## Source data
----------------------------------------

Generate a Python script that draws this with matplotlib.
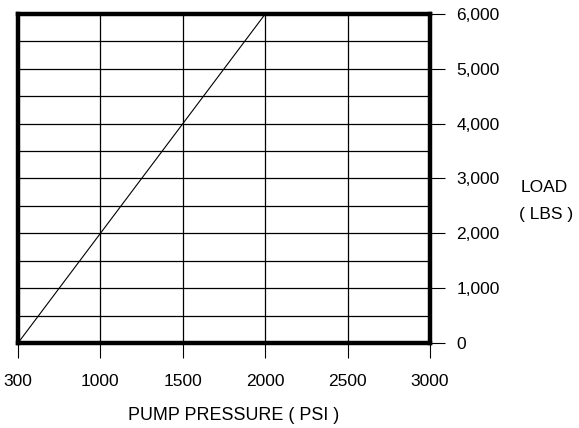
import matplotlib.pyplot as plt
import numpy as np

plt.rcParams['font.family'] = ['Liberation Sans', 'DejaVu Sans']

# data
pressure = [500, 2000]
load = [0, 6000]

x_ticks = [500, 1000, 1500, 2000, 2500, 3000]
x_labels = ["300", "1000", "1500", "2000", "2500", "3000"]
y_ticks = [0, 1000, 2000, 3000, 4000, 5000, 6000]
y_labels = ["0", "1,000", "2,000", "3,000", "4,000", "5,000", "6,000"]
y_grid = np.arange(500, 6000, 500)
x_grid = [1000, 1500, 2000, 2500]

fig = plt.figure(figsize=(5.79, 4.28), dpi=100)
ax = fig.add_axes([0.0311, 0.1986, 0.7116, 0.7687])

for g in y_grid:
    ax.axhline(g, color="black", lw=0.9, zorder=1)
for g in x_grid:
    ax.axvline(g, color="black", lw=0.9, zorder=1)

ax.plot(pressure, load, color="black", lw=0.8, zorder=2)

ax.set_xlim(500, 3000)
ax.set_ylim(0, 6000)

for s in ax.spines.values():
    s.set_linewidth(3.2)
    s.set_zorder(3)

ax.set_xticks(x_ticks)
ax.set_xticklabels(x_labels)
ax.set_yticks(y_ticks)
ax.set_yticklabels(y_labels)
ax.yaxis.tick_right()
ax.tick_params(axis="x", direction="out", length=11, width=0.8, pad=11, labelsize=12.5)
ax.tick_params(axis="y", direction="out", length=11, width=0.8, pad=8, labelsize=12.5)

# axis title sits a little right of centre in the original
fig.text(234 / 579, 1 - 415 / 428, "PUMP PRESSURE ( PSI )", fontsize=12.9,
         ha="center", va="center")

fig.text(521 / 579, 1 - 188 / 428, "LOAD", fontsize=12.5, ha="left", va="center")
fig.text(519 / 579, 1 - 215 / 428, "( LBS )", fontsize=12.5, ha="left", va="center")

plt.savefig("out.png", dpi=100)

----------------------------------------

## Directions for this task
Write out the lines from the start of the material to the line with "load = [0, 6000]", inclusive and exactly. Skip the pictures.

## Solved problem
Generate a Python script that draws this with matplotlib.
import matplotlib.pyplot as plt
import numpy as np

plt.rcParams['font.family'] = ['Liberation Sans', 'DejaVu Sans']

# data
pressure = [500, 2000]
load = [0, 6000]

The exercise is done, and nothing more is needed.